Nel ’67 a Roma fa l’accompagnatore del generale Edwin A. Walker, consigliere militare del fascista Barry Goldwater. Presenta il generale ai colleghi italiani Aloia e De Lorenzo.
Partecipa a riunioni segrete con questi nella casa di De Lorenzo, in via di Villa Sacchetti 15. Dopo l’attentato fascista del 25 aprile Luigi Calabresi procede all’arresto di cinque anarchici e in carcere notifica loro il mandato di cattura; compie personalmente perizie grafologiche sugli arrestati, senza l’intervento della difesa, ne trasporta uno nel bergamasco perché indichi, dietro minacce, la cava da cui avrebbe rubato dell’esplosivo (furto peraltro inesistente). Luigi Calabresi, il commissario Zagari, e gli agenti Muccilli e Panessa torturano in questura con schiaffi, colpi alla nuca, pugni, torsione dei nervi del collo e minacce il compagno Paolo Faccioli, costringendolo a firmare un verbale falso di autoaccusa.
La sera del 12 dicembre, tre ore dopo gli attentati, dichiara che «i colpevoli sono gli anarchici» poi va al circolo anarchico di via Scaldasole e preleva Pinelli. Durante il tragitto chiede di «quel pazzo sanguinario di Valpreda». In questura dirige gli interrogatori di Pinelli insieme a Sabino Lo Grano, Vito Panessa, Carlo Mainardi e Mucilli. Domenica 14 Pinelli è ancora trattenuto illegalmente in questura e dice ad un altro fermato di sentirsi perseguitato da Calabresi. Dalla stanza in cui Pinelli continua ad essere interrogato provengono rumori «come di una rissa». Poco dopo la morte di Pinelli; Calabresi dice ad un fermato di essere stato presente al momento della caduta. Insieme a Vito Panessa sostiene che Pinelli era un delinquente ed era coinvolto negli attentati del 25 aprile. Successivamente la questura affermerà che Calabresi si trovava al momento della morte di Pinelli nell’ufficio di Antonino Allegra. Parecchi mesi dopo Calabresi compie una perquisizione nella casa di Milano di un agente del KYP (la sezione greca della CIA); la perquisizione, secondo Calabresi, è negativa in quanto non consente di scoprire elementi rilevanti. Poi si viene a sapere che nella casa del suddetto agente sono state trovate cassette metalliche simili a quelle della bomba della Banca Commerciale, un timer anch’esso simile, armi e pallottole.
Il 9 ottobre Luigi Calabresi comparirà davanti alla 1 sezione del tribunale di Milano, presieduta dal consigliere Biotti, Pubblico Ministero Guicciardi, per rispondere dell’assassinio di Giuseppe Pinelli.

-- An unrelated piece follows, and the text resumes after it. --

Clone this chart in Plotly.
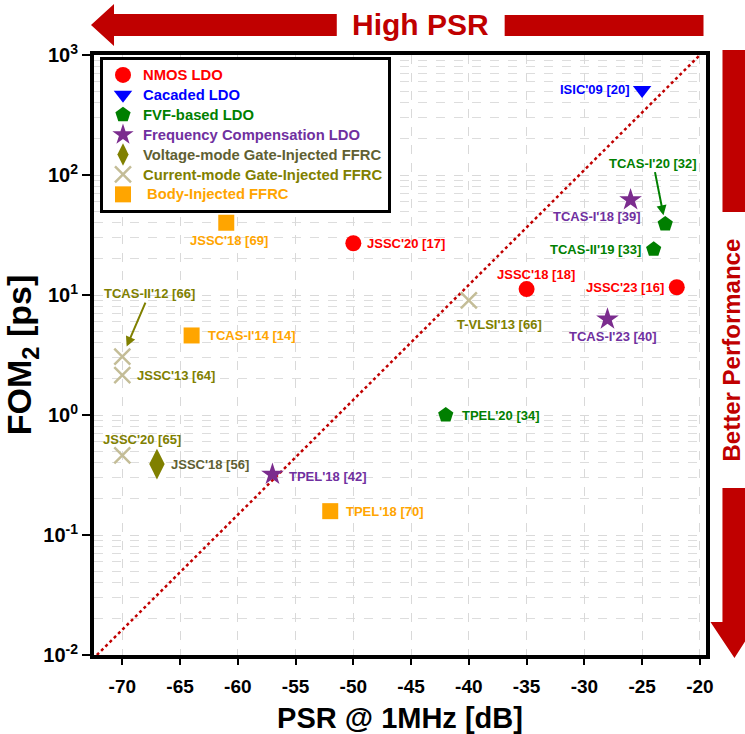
import numpy as np
import plotly.graph_objects as go

# ---------------- data ----------------
nmos_x = [-50, -35, -22]
nmos_y = [27.0, 11.2, 11.6]
nmos_lbl = ["JSSC'20 [17]", "JSSC'18 [18]", "JSSC'23 [16]"]

cas_x = [-25]
cas_y = [510.0]
cas_lbl = ["ISIC'09 [20]"]

fvf_x = [-23, -24, -42]
fvf_y = [39.0, 24.0, 1.0]
fvf_lbl = ["TCAS-I'20 [32]", "TCAS-II'19 [33]", "TPEL'20 [34]"]

fc_x = [-26, -28, -57]
fc_y = [62.0, 6.3, 0.32]
fc_lbl = ["TCAS-I'18 [39]", "TCAS-I'23 [40]", "TPEL'18 [42]"]

vm_x = [-67]
vm_y = [0.39]
vm_lbl = ["JSSC'18 [56]"]

cm_x = [-70, -70, -70, -40]
cm_y = [3.06, 2.15, 0.46, 9.0]
cm_lbl = ["TCAS-II'12 [66]", "JSSC'13 [64]", "JSSC'20 [65]", "T-VLSI'13 [66]"]

bi_x = [-61, -64, -52]
bi_y = [40.0, 4.6, 0.158]
bi_lbl = ["JSSC'18 [69]", "TCAS-I'14 [14]", "TPEL'18 [70]"]

diag_x = [-72.2, -20.0]
diag_y = [0.01, 1000.0]

x_ticks = [-70, -65, -60, -55, -50, -45, -40, -35, -30, -25, -20]
y_decades = [-2, -1, 0, 1, 2, 3]

# ---------------- styles ----------------
FONT = "Liberation Sans, Arial, sans-serif"
series = [
    dict(name="NMOS LDO", x=nmos_x, y=nmos_y, lbl=nmos_lbl, symbol="circle", size=16,
         color="#FF0000", tcolor="#FF0000", line=None),
    dict(name="Cacaded LDO", x=cas_x, y=cas_y, lbl=cas_lbl, symbol="triangle-down", size=16,
         color="#0000FF", tcolor="#0000FF", line=None),
    dict(name="FVF-based LDO", x=fvf_x, y=fvf_y, lbl=fvf_lbl, symbol="pentagon", size=16,
         color="#007F00", tcolor="#008000", line=None),
    dict(name="Frequency Compensation LDO", x=fc_x, y=fc_y, lbl=fc_lbl, symbol="star", size=17,
         color="#7B2C8E", tcolor="#7030A0", line=None),
    dict(name="Voltage-mode Gate-Injected FFRC", x=vm_x, y=vm_y, lbl=vm_lbl, symbol="diamond-tall", size=22,
         color="#808000", tcolor="#5F5F33", line=None),
    dict(name="Current-mode Gate-Injected FFRC", x=cm_x, y=cm_y, lbl=cm_lbl, symbol="x-thin", size=16,
         color="#C4BD97", tcolor="#808000", line=dict(color="#C4BD97", width=2.5)),
    dict(name="&#160;Body-Injected FFRC", x=bi_x, y=bi_y, lbl=bi_lbl, symbol="square", size=16,
         color="#FFA500", tcolor="#FFA500", line=None),
]

# label placement: (xshift, yshift, xanchor, arrow(ax, ay, standoff) or None)
label_pos = {
    "JSSC'20 [17]": (12, 0, "left", None),
    "JSSC'18 [18]": (9, 15, "center", None),
    "JSSC'23 [16]": (-11, 0, "right", None),
    "ISIC'09 [20]": (-10, 1, "right", None),
    "TCAS-I'20 [32]": (0, 0, "center", (-12, -61, 9)),
    "TCAS-II'19 [33]": (-11, 0, "right", None),
    "TPEL'20 [34]": (14, 0, "left", None),
    "TCAS-I'18 [39]": (-34, -17, "center", None),
    "TCAS-I'23 [40]": (6, -17, "center", None),
    "TPEL'18 [42]": (15, -2, "left", None),
    "JSSC'18 [56]": (12, 0, "left", None),
    "TCAS-II'12 [66]": (0, 0, "center", (27, -63, 11)),
    "JSSC'13 [64]": (13, 0, "left", None),
    "JSSC'20 [65]": (20, 16, "center", None),
    "T-VLSI'13 [66]": (31, -24, "center", None),
    "JSSC'18 [69]": (3, -18, "center", None),
    "TCAS-I'14 [14]": (14, 0, "left", None),
    "TPEL'18 [70]": (14, 0, "left", None),
}

fig = go.Figure()

# diagonal reference line
fig.add_trace(go.Scatter(x=diag_x, y=diag_y, mode="lines", showlegend=False,
                         line=dict(color="#C00000", width=2.5, dash="dot"), hoverinfo="skip"))

annotations = []
for s in series:
    mk = dict(symbol=s["symbol"], size=s["size"], color=s["color"])
    if s["line"] is not None:
        mk["line"] = s["line"]
    else:
        mk["line"] = dict(width=0)
    fig.add_trace(go.Scatter(
        x=s["x"], y=s["y"], mode="markers", marker=mk,
        name="<span style='color:%s;font-size:14.8px'><b>%s</b></span>" % (s["tcolor"], s["name"]),
    ))
    for xv, yv, lb in zip(s["x"], s["y"], s["lbl"]):
        xs, ys, xa, arrow = label_pos[lb]
        a = dict(x=xv, y=np.log10(yv), xref="x", yref="y", text="<b>%s</b>" % lb,
                 font=dict(family=FONT, size=13, color=s["tcolor"]))
        if arrow is None:
            a.update(showarrow=False, xshift=xs, yshift=ys, xanchor=xa, yanchor="middle")
        else:
            ax, ay, so = arrow
            a.update(showarrow=True, ax=ax, ay=ay, axref="pixel", ayref="pixel",
                     arrowcolor=s["tcolor"], arrowwidth=2, arrowhead=2, arrowsize=1,
                     standoff=so)
        annotations.append(a)

# ---------------- decorations (paper coordinates from pixels) ----------------
L, R, T, B = 94, 706.5, 55, 655
PW, PH = R - L, B - T


def px(xp):
    return (xp - L) / PW


def py(yp):
    return (B - yp) / PH


def path(points):
    return "M " + " L ".join("%.4f,%.4f" % (px(a), py(b)) for a, b in points) + " Z"


DRED = "#C00000"
shapes = [
    # top-left arrow
    dict(type="path", xref="paper", yref="paper", fillcolor=DRED, line=dict(width=0),
         path=path([(91, 25), (114, 4), (114, 14), (337, 14), (337, 36), (114, 36), (114, 46)])),
    # top-right bar
    dict(type="rect", xref="paper", yref="paper", fillcolor=DRED, line=dict(width=0),
         x0=px(505), x1=px(704), y0=py(15), y1=py(36)),
    # right top bar
    dict(type="rect", xref="paper", yref="paper", fillcolor=DRED, line=dict(width=0),
         x0=px(723), x1=px(746), y0=py(50), y1=py(212)),
    # right bottom arrow
    dict(type="path", xref="paper", yref="paper", fillcolor=DRED, line=dict(width=0),
         path=path([(723, 488), (746, 488), (746, 622), (758, 622), (735, 658), (711, 622), (723, 622)])),
]

annotations += [
    dict(x=px(421), y=py(25), xref="paper", yref="paper", showarrow=False,
         text="<b>High PSR</b>", font=dict(family=FONT, size=30, color=DRED),
         xanchor="center", yanchor="middle"),
    dict(x=px(732), y=py(350), xref="paper", yref="paper", showarrow=False,
         text="<b>Better Performance</b>", textangle=-90,
         font=dict(family=FONT, size=24, color=DRED), xanchor="center", yanchor="middle"),
]

minor_vals = [m * 10.0 ** d for d in y_decades[:-1] for m in range(2, 10)]

fig.update_layout(
    width=745, height=734,
    margin=dict(l=L, r=745 - R, t=T, b=734 - B, autoexpand=False),
    paper_bgcolor="white", plot_bgcolor="white",
    font=dict(family=FONT, color="black"),
    shapes=shapes, annotations=annotations,
    legend=dict(x=px(100), y=py(57), xanchor="left", yanchor="top",
                bgcolor="white", bordercolor="black", borderwidth=3,
                font=dict(family=FONT, size=13), tracegroupgap=0,
                itemsizing="trace"),
    xaxis=dict(
        range=[-72.45, -19.47], tickvals=x_ticks, ticktext=[str(v) for v in x_ticks],
        tickfont=dict(family=FONT, size=19, color="black", weight="bold"),
        showline=True, linecolor="black", linewidth=4, mirror=True, automargin=False,
        ticks="outside", ticklen=6, tickwidth=2, tickcolor="black", ticklabelstandoff=5,
        showgrid=True, gridcolor="#D9D9D9", griddash="dash", gridwidth=1, zeroline=False,
        title=dict(text="<b>PSR @ 1MHz [dB]</b>", font=dict(family=FONT, size=29, color="black"),
                   standoff=22),
    ),
    yaxis=dict(
        type="log", range=[-2, 3], automargin=False,
        tickvals=[10.0 ** d for d in y_decades],
        ticktext=["<b>10<sup>%d</sup></b>" % d for d in y_decades],
        tickfont=dict(family=FONT, size=20, color="black"),
        showline=True, linecolor="black", linewidth=4, mirror=True,
        ticks="outside", ticklen=8, tickwidth=2, tickcolor="black",
        showgrid=True, gridcolor="#D9D9D9", griddash="dash", gridwidth=1, zeroline=False,
        minor=dict(tickvals=minor_vals, showgrid=True, gridcolor="#DDDDDD", griddash="dash",
                   gridwidth=1, ticks=""),
        title=dict(text="<b>FOM<sub>2</sub> [ps]</b>", font=dict(family=FONT, size=34, color="black"),
                   standoff=2),
    ),
)

fig.write_html("out.html")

Luigi Calabresi è difeso dall’avvocato Lener, già difensore dei poliziotti che nel luglio ’60 a Reggio Emilia mitragliarono i proletari ammazzandone 6, difensore di Felice Riva sfruttatore di operai, bancarottiere e attualmente turista nel Libano, e ancora difensore del fascista Guareschi e dell’ammiraglio (ugualmente fascista) Trizzino.